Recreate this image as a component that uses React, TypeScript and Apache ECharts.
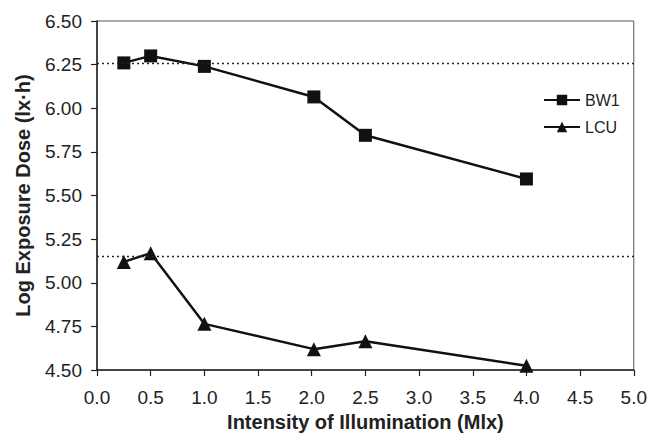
import React, { useEffect, useRef } from "react";
import * as echarts from "echarts";

// Illumination intensity (Mlx) and log exposure dose (lx·h) for each dosimeter
const bw1X = [0.25, 0.5, 1.0, 2.02, 2.5, 4.0];
const bw1Y = [6.26, 6.3, 6.24, 6.065, 5.845, 5.595];
const lcuX = [0.25, 0.5, 1.0, 2.02, 2.5, 4.0];
const lcuY = [5.12, 5.17, 4.765, 4.62, 4.665, 4.525];
// Reference levels drawn as dotted horizontal lines
const refLevels = [6.26, 5.15];

const FONT = "'Liberation Sans', Arial, sans-serif";

export default function App() {
  const ref = useRef<HTMLDivElement>(null);

  useEffect(() => {
    if (!ref.current) return;
    const chart = echarts.init(ref.current, undefined, { renderer: "svg" });
    const pair = (xs: number[], ys: number[]) => xs.map((x, i) => [x, ys[i]]);

    chart.setOption({
      animation: false,
      backgroundColor: "#ffffff",
      textStyle: { fontFamily: FONT },
      grid: {
        left: 97,
        right: 15,
        top: 21,
        bottom: 65,
        show: true,
        borderColor: "#555",
        borderWidth: 1,
      },
      legend: {
        orient: "vertical",
        left: 538,
        top: 87,
        itemWidth: 36,
        itemHeight: 13,
        itemGap: 11,
        textStyle: { fontSize: 16, color: "#222", fontFamily: FONT },
        data: ["BW1", "LCU"],
      },
      xAxis: {
        type: "value",
        min: 0,
        max: 5,
        interval: 0.5,
        name: "Intensity of Illumination (Mlx)",
        nameLocation: "middle",
        nameGap: 40,
        nameTextStyle: { fontSize: 20, fontWeight: "bold", color: "#222", fontFamily: FONT },
        axisLine: { lineStyle: { color: "#222", width: 1.5 } },
        axisTick: { inside: false, length: 6, lineStyle: { color: "#222", width: 1.2 } },
        axisLabel: {
          fontSize: 19,
          color: "#222",
          margin: 18,
          formatter: (v: number) => v.toFixed(1),
        },
        splitLine: { show: false },
      },
      yAxis: {
        type: "value",
        min: 4.5,
        max: 6.5,
        interval: 0.25,
        name: "Log Exposure Dose (lx·h)",
        nameLocation: "middle",
        nameGap: 64,
        nameTextStyle: { fontSize: 20, fontWeight: "bold", color: "#222", fontFamily: FONT },
        axisLine: { lineStyle: { color: "#222", width: 1.5 } },
        axisTick: { inside: false, length: 6, lineStyle: { color: "#222", width: 1.2 } },
        axisLabel: {
          fontSize: 19,
          color: "#222",
          margin: 15,
          formatter: (v: number) => v.toFixed(2),
        },
        splitLine: { show: false },
      },
      series: [
        {
          name: "BW1",
          type: "line",
          data: pair(bw1X, bw1Y),
          symbol: "rect",
          symbolSize: 13,
          itemStyle: { color: "#111" },
          lineStyle: { color: "#111", width: 2.5 },
          markLine: {
            silent: true,
            symbol: "none",
            label: { show: false },
            lineStyle: { color: "#222", type: [2, 3], width: 1.4 },
            data: refLevels.map((v) => ({ yAxis: v })),
          },
        },
        {
          name: "LCU",
          type: "line",
          data: pair(lcuX, lcuY),
          symbol: "triangle",
          symbolSize: 14,
          itemStyle: { color: "#111" },
          lineStyle: { color: "#111", width: 2.5 },
        },
      ],
    });

    return () => chart.dispose();
  }, []);

  return <div ref={ref} style={{ width: 650, height: 437, position: "absolute", left: 0, top: 0 }} />;
}
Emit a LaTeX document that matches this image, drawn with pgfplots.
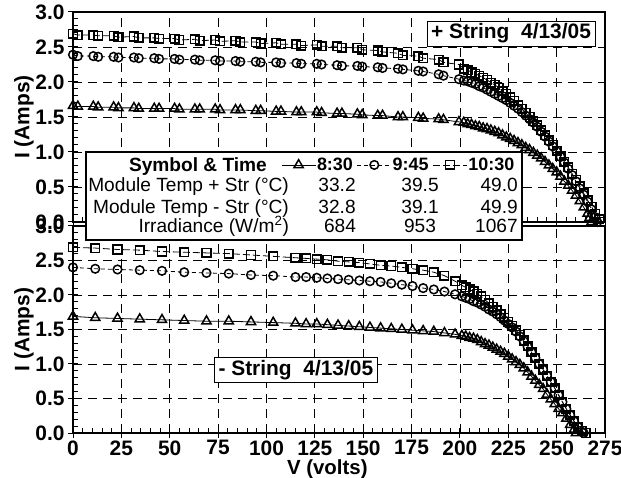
\documentclass[border=0pt]{standalone}
\usepackage{fontspec}
\setmainfont{Liberation Sans}
\usepackage{pgfplots}
\pgfplotsset{compat=1.18}

\newcommand{\tabfont}{\fontsize{19.2}{20}\selectfont}
\newcommand{\boxfont}{\fontsize{21}{22}\selectfont\bfseries}

\pgfplotsset{
  ivax/.style={
    scale only axis, width=532bp,
    xmin=0, xmax=275, ymin=0, ymax=3,
    xtick={0,25,...,275}, ytick={0,0.5,...,3},
    minor x tick num=4, minor y tick num=4,
    xtick pos=left, ytick pos=left,
    tick align=center,
    major tick length=10bp, minor tick length=5bp,
    minor x tick style={yshift=2.5bp},
    minor y tick style={xshift=2.5bp},
    tick style={black, line width=1bp},
    grid=major,
    major grid style={black, line width=0.8bp, dash pattern=on 9bp off 6bp},
    axis line style={black, line width=2bp},
    /pgf/number format/assume math mode=true,
    ticklabel style={font=\fontsize{21}{21}\selectfont\bfseries},
    yticklabel style={/pgf/number format/.cd, fixed, fixed zerofill, precision=1},
    xticklabel style={yshift=1bp},
    ylabel={I (Amps)},
    every axis y label/.style={at={(axis description cs:-0.092,0.5)}, rotate=90, anchor=center, font=\boxfont},
    clip=false,
  },
  tri/.style={black, line width=0.8bp, mark=triangle, mark size=5.3bp, mark options={solid, line width=1.5bp}},
  circ/.style={black, line width=0.8bp, dash pattern=on 4bp off 3bp, mark=o, mark size=4.3bp, mark options={solid, line width=1.5bp}},
  sq/.style={black, line width=0.8bp, dash pattern=on 7bp off 3bp, mark=square, mark size=4.3bp, mark options={solid, line width=1.5bp}},
}

\begin{document}
\begin{tikzpicture}
\useasboundingbox (0,0) rectangle (621bp,478bp);

% + string
\begin{axis}[ivax, at={(73bp,256bp)}, anchor=south west, height=210bp, xticklabels={}]
\addplot[tri] coordinates {
(0,1.66) (2.5,1.65) (10.5,1.65) (13,1.64) (21,1.64) (23.5,1.63) (31.5,1.63) (34,1.62) (42,1.62) (44.5,1.62)
(52.5,1.62) (55,1.61) (63,1.61) (65.5,1.61) (73.5,1.61) (76,1.60) (84,1.60) (86.5,1.60) (94.5,1.59) (97,1.59)
(105,1.58) (107.5,1.58) (115.5,1.57) (118,1.57) (126,1.57) (128.5,1.56) (136.5,1.55) (139,1.55) (147,1.54) (149.5,1.53)
(157.5,1.52) (160,1.52) (168,1.50) (170.5,1.50) (178.5,1.49) (181,1.48) (189,1.47) (191.5,1.46) (199.5,1.43) (202,1.42)
(204,1.40) (206,1.39) (208,1.37) (210,1.36) (212,1.34) (214,1.33) (216,1.31) (218,1.29) (220,1.27) (222,1.24)
(224,1.21) (226,1.19) (228,1.16) (230,1.13) (232,1.10) (234,1.06) (236,1.03) (238,0.99) (240,0.95) (242,0.91)
(244,0.86) (246,0.81) (248,0.76) (250,0.71) (252,0.65) (254,0.58) (256,0.52) (258,0.45) (260,0.38) (262,0.30)
(264,0.21) (266,0.12) (267,0.06) (268,0)};
\addplot[circ] coordinates {
(0,2.39) (2.5,2.37) (10.5,2.37) (13,2.36) (21,2.36) (23.5,2.35) (31.5,2.35) (34,2.34) (42,2.34) (44.5,2.33)
(52.5,2.33) (55,2.32) (63,2.32) (65.5,2.31) (73.5,2.31) (76,2.30) (84,2.30) (86.5,2.29) (94.5,2.29) (97,2.28)
(105,2.28) (107.5,2.27) (115.5,2.27) (118,2.26) (126,2.26) (128.5,2.25) (136.5,2.24) (139,2.23) (147,2.23) (149.5,2.22)
(157.5,2.21) (160,2.20) (168,2.19) (170.5,2.18) (178.5,2.16) (181,2.15) (189,2.11) (191.5,2.09) (199.5,2.04) (202,2.02)
(204,2.01) (206,1.99) (208,1.97) (210,1.94) (212,1.92) (214,1.89) (216,1.86) (218,1.83) (220,1.80) (222,1.77)
(224,1.74) (226,1.70) (228,1.66) (230,1.62) (232,1.57) (234,1.52) (236,1.47) (238,1.42) (240,1.36) (242,1.29)
(244,1.22) (246,1.15) (248,1.08) (250,1.01) (252,0.93) (254,0.85) (256,0.76) (258,0.67) (260,0.58) (262,0.48)
(264,0.39) (266,0.29) (268,0.18) (270,0.07) (271,0)};
\addplot[sq] coordinates {
(0,2.69) (2.5,2.67) (10.5,2.67) (13,2.66) (21,2.66) (23.5,2.64) (31.5,2.65) (34,2.63) (42,2.63) (44.5,2.62)
(52.5,2.62) (55,2.60) (63,2.61) (65.5,2.59) (73.5,2.60) (76,2.58) (84,2.59) (86.5,2.57) (94.5,2.57) (97,2.55)
(105,2.56) (107.5,2.54) (115.5,2.54) (118,2.52) (126,2.53) (128.5,2.51) (136.5,2.51) (139,2.49) (147,2.49) (149.5,2.46)
(157.5,2.45) (160,2.43) (168,2.41) (170.5,2.38) (178.5,2.37) (181,2.34) (189,2.32) (191.5,2.28) (199.5,2.25) (202,2.19)
(204,2.17) (206,2.14) (208,2.12) (210,2.09) (212,2.06) (214,2.03) (216,1.99) (218,1.96) (220,1.92) (222,1.87)
(224,1.83) (226,1.78) (228,1.73) (230,1.67) (232,1.62) (234,1.56) (236,1.50) (238,1.44) (240,1.38) (242,1.31)
(244,1.24) (246,1.17) (248,1.10) (250,1.02) (252,0.94) (254,0.86) (256,0.78) (258,0.69) (260,0.60) (262,0.51)
(264,0.41) (266,0.31) (268,0.22) (270,0.12) (272,0.04) (273,0)};
\node[draw, fill=white, line width=0.8bp, font=\boxfont, inner xsep=4bp, inner ysep=3bp, text height=15bp, text depth=4bp]
  at (axis cs:226.4,2.693) {+ String\ \ 4/13/05};
\end{axis}

% - string
\begin{axis}[ivax, at={(73bp,45bp)}, anchor=south west, height=207bp,
  xlabel={V (volts)},
  every axis x label/.style={at={(axis description cs:0.478,0)}, anchor=base, yshift=-41.5bp, font=\fontsize{20.5}{21}\selectfont\bfseries},
  legend columns=3,
  legend cell align=left,
  legend image code/.code={\draw[mark repeat=2,mark phase=2,#1] plot coordinates {(0bp,0bp)(17bp,0bp)(34bp,0bp)};},
  legend style={at={(0.391,1.295)}, anchor=west, draw=none, fill=none,
    font=\fontsize{18}{18}\selectfont\bfseries, inner xsep=0pt, inner ysep=0pt,
    nodes={inner xsep=1bp, inner ysep=1bp},
    /tikz/every even column/.append style={column sep=3bp}},
]
\addplot[tri] coordinates {
(0,1.69) (11.5,1.67) (23,1.66) (34.5,1.65) (46,1.64) (57.5,1.63) (69,1.62) (80.5,1.62) (92,1.61) (103.5,1.60)
(115,1.59) (120.5,1.58) (126,1.58) (131.5,1.57) (137,1.56) (142.5,1.55) (148,1.54) (153.5,1.53) (159,1.52) (164.5,1.51)
(170,1.50) (175.5,1.49) (181,1.48) (186.5,1.47) (192,1.45) (197.5,1.43) (201,1.41) (203,1.40) (205,1.38) (207,1.37)
(209,1.35) (211,1.32) (213,1.29) (215,1.27) (217,1.24) (219,1.21) (221,1.18) (223,1.15) (225,1.11) (227,1.07)
(229,1.03) (231,0.99) (233,0.94) (235,0.88) (237,0.82) (239,0.76) (241,0.70) (243,0.64) (245,0.56) (247,0.49)
(249,0.42) (251,0.35) (253,0.29) (255,0.21) (257,0.12) (259,0.05) (260,0)};
\addlegendentry{8:30}
\addplot[circ] coordinates {
(0,2.40) (11.5,2.38) (23,2.37) (34.5,2.36) (46,2.35) (57.5,2.33) (69,2.32) (80.5,2.31) (92,2.29) (103.5,2.28)
(115,2.26) (120.5,2.26) (126,2.25) (131.5,2.24) (137,2.23) (142.5,2.22) (148,2.21) (153.5,2.20) (159,2.19) (164.5,2.17)
(170,2.15) (175.5,2.13) (181,2.10) (186.5,2.08) (192,2.05) (197.5,2.01) (201,1.98) (203,1.96) (205,1.94) (207,1.91)
(209,1.89) (211,1.86) (213,1.83) (215,1.79) (217,1.76) (219,1.72) (221,1.68) (223,1.63) (225,1.58) (227,1.53)
(229,1.47) (231,1.40) (233,1.33) (235,1.25) (237,1.17) (239,1.09) (241,1.00) (243,0.92) (245,0.83) (247,0.74)
(249,0.65) (251,0.55) (253,0.45) (255,0.35) (257,0.26) (259,0.17) (261,0.09) (263,0.02) (264,0)};
\addlegendentry{9:45}
\addplot[sq] coordinates {
(0,2.69) (11.5,2.68) (23,2.66) (34.5,2.65) (46,2.63) (57.5,2.62) (69,2.61) (80.5,2.60) (92,2.58) (103.5,2.56)
(115,2.54) (120.5,2.53) (126,2.52) (131.5,2.51) (137,2.49) (142.5,2.48) (148,2.47) (153.5,2.45) (159,2.43) (164.5,2.42)
(170,2.40) (175.5,2.38) (181,2.36) (186.5,2.33) (192,2.28) (197.5,2.20) (201,2.14) (203,2.11) (205,2.08) (207,2.05)
(209,2.02) (211,1.98) (213,1.93) (215,1.88) (217,1.83) (219,1.78) (221,1.72) (223,1.67) (225,1.61) (227,1.55)
(229,1.49) (231,1.42) (233,1.34) (235,1.26) (237,1.17) (239,1.09) (241,1.00) (243,0.92) (245,0.83) (247,0.74)
(249,0.65) (251,0.55) (253,0.45) (255,0.35) (257,0.26) (259,0.17) (261,0.09) (263,0.03) (265,0)};
\addlegendentry{10:30}
\node[draw, fill=white, line width=0.8bp, font=\boxfont, inner xsep=4bp, inner ysep=3bp, text height=15bp, text depth=4bp]
  at (axis cs:115.2,0.920) {- String\ \ 4/13/05};
% table
\draw[black, line width=1.2bp, fill=white] (axis cs:6.7,2.797) rectangle (axis cs:232.1,4.072);
\node[anchor=base east, font=\tabfont\bfseries, inner sep=0pt] at (axis cs:100.3,3.783) {Symbol \& Time};
\node[anchor=base east, font=\tabfont, inner sep=0pt] at (axis cs:111.7,3.493) {Module Temp + Str (°C)};
\node[anchor=base east, font=\tabfont, inner sep=0pt] at (axis cs:111.7,3.188) {Module Temp - Str (°C)};
\node[anchor=base east, font=\tabfont, inner sep=0pt] at (axis cs:111.7,2.899) {Irradiance (W/m\textsuperscript{2})};
\node[anchor=base, font=\tabfont, inner sep=0pt] at (axis cs:136.5,3.493) {33.2};
\node[anchor=base, font=\tabfont, inner sep=0pt] at (axis cs:179.4,3.493) {39.5};
\node[anchor=base east, font=\tabfont, inner sep=0pt] at (axis cs:230.0,3.493) {49.0};
\node[anchor=base, font=\tabfont, inner sep=0pt] at (axis cs:136.5,3.188) {32.8};
\node[anchor=base, font=\tabfont, inner sep=0pt] at (axis cs:179.4,3.188) {39.1};
\node[anchor=base east, font=\tabfont, inner sep=0pt] at (axis cs:230.0,3.188) {49.9};
\node[anchor=base, font=\tabfont, inner sep=0pt] at (axis cs:138.0,2.899) {684};
\node[anchor=base, font=\tabfont, inner sep=0pt] at (axis cs:179.4,2.899) {953};
\node[anchor=base east, font=\tabfont, inner sep=0pt] at (axis cs:230.0,2.899) {1067};
\end{axis}
\end{tikzpicture}
\end{document}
================
◆ **What is expected**:
Word for word, give again the lines from the first entry to the line with "import * as", inclusive. Exclude the pictures.

◆ **Answer to the task**:
Recreate this image as a component that uses React, TypeScript and Apache ECharts.
import React, { useEffect, useRef } from "react";
import * as echarts from "echarts";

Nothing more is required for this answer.